THE TASK = Select every line below containing the word "React".

INFORMATION SHOWN =
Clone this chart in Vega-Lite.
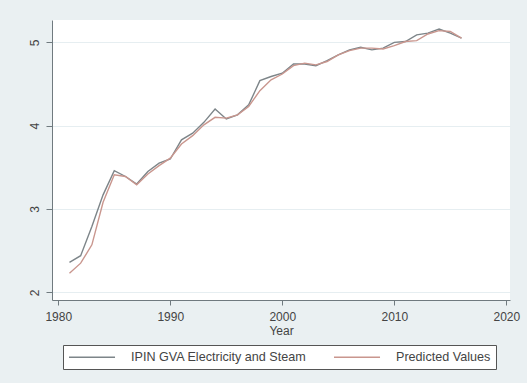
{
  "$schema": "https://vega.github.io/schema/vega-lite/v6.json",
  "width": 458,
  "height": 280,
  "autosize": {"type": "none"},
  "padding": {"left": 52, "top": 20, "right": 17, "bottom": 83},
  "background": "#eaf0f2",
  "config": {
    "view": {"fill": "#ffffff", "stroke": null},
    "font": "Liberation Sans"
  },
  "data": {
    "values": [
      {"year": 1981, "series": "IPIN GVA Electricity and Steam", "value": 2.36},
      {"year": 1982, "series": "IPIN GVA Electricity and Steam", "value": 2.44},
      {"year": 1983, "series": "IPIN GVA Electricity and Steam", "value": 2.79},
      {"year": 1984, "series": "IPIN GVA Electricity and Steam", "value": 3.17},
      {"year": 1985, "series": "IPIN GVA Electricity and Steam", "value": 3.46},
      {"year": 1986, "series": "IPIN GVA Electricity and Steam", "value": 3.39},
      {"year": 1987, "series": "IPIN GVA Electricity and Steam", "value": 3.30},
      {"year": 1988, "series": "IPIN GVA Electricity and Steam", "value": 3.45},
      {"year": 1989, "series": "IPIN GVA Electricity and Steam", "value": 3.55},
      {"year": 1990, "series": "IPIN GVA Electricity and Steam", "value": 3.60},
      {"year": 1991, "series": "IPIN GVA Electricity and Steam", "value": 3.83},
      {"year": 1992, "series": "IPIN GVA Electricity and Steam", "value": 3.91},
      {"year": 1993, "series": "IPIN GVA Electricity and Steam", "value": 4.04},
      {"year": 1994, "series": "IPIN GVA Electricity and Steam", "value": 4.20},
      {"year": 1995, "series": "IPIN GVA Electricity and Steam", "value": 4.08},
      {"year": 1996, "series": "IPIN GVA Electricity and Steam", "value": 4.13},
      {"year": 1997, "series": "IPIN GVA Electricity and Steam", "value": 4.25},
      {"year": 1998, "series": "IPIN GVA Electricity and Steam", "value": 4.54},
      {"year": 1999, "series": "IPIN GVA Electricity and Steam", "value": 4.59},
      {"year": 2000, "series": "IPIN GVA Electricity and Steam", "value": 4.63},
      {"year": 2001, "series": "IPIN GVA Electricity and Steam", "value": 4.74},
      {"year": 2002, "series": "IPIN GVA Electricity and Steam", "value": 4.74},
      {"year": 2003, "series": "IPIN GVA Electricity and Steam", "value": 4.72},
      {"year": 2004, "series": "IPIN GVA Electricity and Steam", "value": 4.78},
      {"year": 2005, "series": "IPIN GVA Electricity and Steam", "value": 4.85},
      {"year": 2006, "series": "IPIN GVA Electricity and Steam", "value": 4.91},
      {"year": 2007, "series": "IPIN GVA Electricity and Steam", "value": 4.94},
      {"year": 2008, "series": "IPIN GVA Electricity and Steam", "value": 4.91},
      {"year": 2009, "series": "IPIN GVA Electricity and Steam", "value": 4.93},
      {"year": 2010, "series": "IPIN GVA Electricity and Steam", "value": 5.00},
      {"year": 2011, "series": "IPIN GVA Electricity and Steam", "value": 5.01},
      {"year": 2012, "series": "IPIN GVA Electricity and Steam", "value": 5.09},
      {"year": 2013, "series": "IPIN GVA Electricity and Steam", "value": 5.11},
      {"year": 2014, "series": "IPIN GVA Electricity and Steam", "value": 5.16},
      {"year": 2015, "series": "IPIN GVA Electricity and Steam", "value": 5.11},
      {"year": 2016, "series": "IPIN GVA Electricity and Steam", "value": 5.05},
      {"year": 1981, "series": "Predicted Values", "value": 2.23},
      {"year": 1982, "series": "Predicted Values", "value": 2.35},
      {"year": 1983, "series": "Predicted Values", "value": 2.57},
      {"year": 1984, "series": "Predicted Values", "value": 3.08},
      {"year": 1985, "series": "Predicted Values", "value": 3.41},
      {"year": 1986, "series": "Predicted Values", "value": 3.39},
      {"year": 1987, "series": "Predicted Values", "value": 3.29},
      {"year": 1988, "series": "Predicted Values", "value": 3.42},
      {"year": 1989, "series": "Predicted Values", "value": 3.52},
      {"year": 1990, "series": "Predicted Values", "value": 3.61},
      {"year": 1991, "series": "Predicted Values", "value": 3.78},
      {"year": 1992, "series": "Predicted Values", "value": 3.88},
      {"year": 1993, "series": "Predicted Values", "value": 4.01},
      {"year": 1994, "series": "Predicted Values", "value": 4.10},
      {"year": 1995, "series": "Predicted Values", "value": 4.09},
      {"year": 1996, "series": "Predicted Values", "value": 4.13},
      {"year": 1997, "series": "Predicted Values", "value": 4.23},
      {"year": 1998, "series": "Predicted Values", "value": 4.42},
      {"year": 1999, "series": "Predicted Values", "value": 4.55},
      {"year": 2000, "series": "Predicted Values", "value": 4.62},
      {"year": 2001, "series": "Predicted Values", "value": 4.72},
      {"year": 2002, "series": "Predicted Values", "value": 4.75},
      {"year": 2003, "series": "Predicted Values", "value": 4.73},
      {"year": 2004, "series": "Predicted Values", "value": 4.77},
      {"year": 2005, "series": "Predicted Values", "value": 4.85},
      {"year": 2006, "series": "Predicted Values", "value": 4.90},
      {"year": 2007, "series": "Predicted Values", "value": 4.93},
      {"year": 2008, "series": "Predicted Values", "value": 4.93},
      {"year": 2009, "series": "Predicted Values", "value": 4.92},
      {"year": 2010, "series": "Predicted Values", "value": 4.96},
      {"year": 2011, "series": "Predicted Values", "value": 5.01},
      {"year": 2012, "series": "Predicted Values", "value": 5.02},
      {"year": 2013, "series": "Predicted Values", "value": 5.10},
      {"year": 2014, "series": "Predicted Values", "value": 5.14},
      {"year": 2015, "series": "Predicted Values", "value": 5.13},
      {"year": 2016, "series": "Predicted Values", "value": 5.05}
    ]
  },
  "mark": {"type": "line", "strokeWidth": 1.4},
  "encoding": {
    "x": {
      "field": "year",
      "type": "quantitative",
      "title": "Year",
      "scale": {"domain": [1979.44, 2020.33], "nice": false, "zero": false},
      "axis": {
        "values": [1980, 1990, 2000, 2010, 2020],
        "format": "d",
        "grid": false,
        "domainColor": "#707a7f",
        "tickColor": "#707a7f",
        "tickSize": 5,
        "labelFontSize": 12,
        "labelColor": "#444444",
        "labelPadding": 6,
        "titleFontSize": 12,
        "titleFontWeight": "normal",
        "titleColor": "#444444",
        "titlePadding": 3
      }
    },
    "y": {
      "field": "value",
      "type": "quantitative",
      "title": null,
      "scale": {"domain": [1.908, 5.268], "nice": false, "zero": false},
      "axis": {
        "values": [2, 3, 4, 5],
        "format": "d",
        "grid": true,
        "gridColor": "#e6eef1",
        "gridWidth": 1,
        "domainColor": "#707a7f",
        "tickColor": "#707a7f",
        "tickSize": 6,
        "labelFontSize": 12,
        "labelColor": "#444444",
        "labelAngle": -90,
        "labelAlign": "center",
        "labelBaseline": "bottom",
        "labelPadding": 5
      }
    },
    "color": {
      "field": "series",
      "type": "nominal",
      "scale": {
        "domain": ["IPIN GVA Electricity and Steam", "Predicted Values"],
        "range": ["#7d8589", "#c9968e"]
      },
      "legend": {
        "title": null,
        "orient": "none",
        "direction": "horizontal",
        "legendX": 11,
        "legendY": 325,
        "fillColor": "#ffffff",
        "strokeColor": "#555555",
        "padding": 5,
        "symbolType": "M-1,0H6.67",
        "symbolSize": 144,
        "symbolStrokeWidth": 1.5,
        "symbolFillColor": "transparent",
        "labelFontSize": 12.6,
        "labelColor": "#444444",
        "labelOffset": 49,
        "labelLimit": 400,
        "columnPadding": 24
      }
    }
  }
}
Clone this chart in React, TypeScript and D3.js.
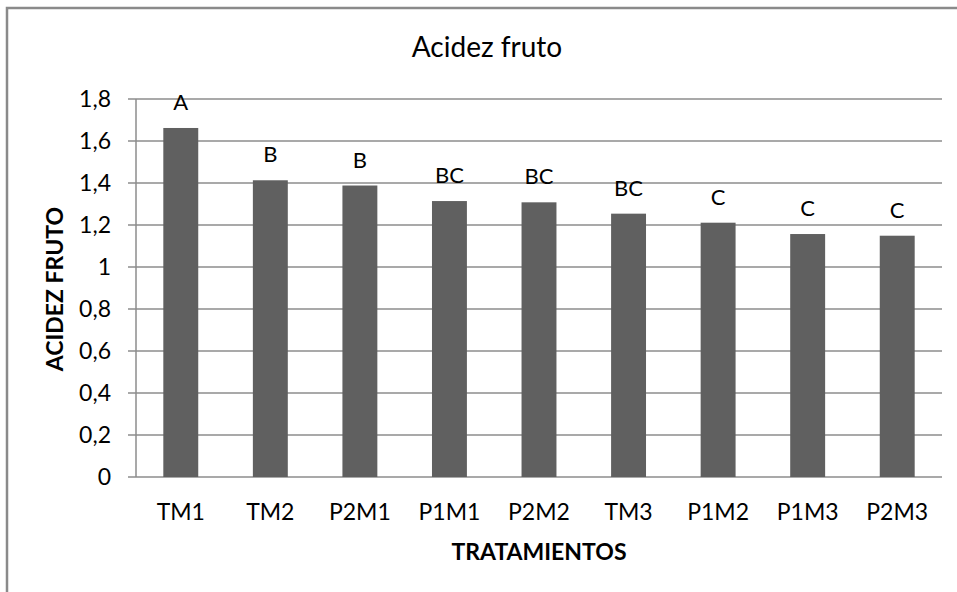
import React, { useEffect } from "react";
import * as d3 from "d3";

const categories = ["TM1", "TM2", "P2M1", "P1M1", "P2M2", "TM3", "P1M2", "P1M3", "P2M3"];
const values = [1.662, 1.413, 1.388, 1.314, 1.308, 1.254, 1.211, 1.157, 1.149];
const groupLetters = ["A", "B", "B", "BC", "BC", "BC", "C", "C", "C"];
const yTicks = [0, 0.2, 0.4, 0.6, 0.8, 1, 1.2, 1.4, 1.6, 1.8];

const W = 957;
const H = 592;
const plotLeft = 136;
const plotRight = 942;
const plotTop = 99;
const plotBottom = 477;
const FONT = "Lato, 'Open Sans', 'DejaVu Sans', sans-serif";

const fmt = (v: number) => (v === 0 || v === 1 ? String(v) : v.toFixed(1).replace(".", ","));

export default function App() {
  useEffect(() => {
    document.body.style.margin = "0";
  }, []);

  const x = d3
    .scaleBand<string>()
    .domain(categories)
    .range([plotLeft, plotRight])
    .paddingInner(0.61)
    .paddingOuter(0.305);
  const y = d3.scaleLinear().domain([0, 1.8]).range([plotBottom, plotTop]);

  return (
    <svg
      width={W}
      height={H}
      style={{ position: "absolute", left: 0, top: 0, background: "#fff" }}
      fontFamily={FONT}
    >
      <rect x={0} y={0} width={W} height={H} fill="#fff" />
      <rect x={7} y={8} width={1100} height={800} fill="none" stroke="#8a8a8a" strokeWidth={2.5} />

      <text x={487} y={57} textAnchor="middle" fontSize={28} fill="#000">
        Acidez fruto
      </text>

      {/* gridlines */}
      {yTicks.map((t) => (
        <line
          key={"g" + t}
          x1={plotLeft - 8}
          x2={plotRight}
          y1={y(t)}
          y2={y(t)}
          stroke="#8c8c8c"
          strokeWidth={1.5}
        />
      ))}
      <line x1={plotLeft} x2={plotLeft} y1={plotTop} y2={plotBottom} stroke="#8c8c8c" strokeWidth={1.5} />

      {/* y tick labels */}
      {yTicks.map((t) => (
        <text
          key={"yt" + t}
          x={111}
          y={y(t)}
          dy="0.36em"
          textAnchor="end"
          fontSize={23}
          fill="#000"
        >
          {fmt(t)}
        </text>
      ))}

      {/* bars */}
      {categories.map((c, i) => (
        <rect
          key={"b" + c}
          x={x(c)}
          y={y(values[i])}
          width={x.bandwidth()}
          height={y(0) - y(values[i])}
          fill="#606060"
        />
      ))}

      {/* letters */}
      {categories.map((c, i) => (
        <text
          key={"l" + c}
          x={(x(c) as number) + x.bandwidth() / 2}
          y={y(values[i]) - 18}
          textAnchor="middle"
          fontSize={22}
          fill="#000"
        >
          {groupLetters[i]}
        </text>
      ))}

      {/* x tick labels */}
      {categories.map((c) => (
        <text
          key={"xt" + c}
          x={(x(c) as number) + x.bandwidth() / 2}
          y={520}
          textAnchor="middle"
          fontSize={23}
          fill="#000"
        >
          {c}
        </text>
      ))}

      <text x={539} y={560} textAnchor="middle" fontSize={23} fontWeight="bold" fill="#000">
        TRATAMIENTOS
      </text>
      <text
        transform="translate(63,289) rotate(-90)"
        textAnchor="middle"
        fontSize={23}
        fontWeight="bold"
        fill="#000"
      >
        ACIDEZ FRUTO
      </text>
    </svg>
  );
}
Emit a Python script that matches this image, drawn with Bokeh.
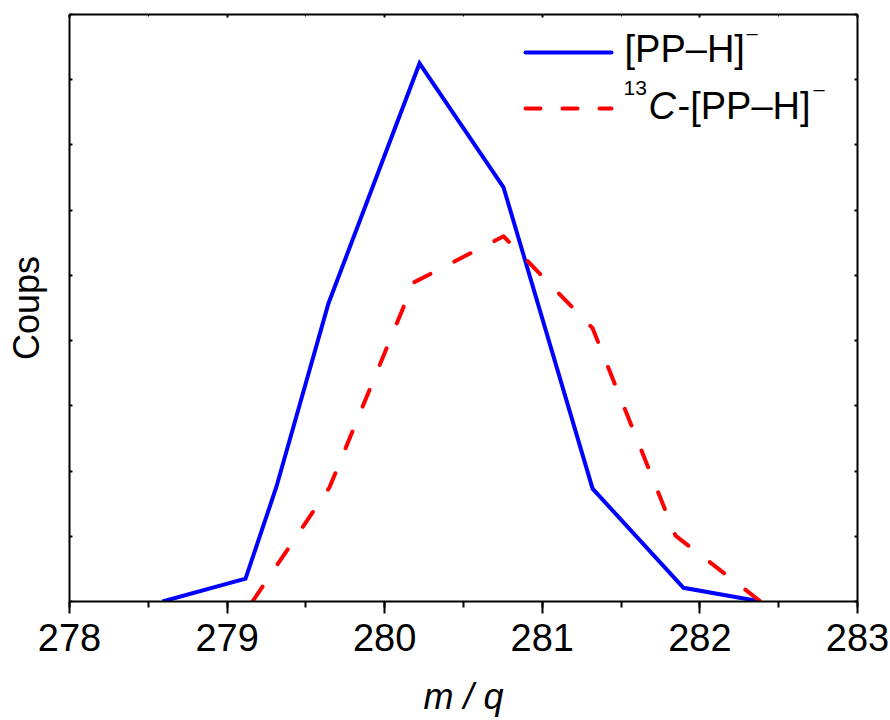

SOLUTION TO THIS TASK =
Clone this chart in React, TypeScript and D3.js.
import React, { useEffect } from "react";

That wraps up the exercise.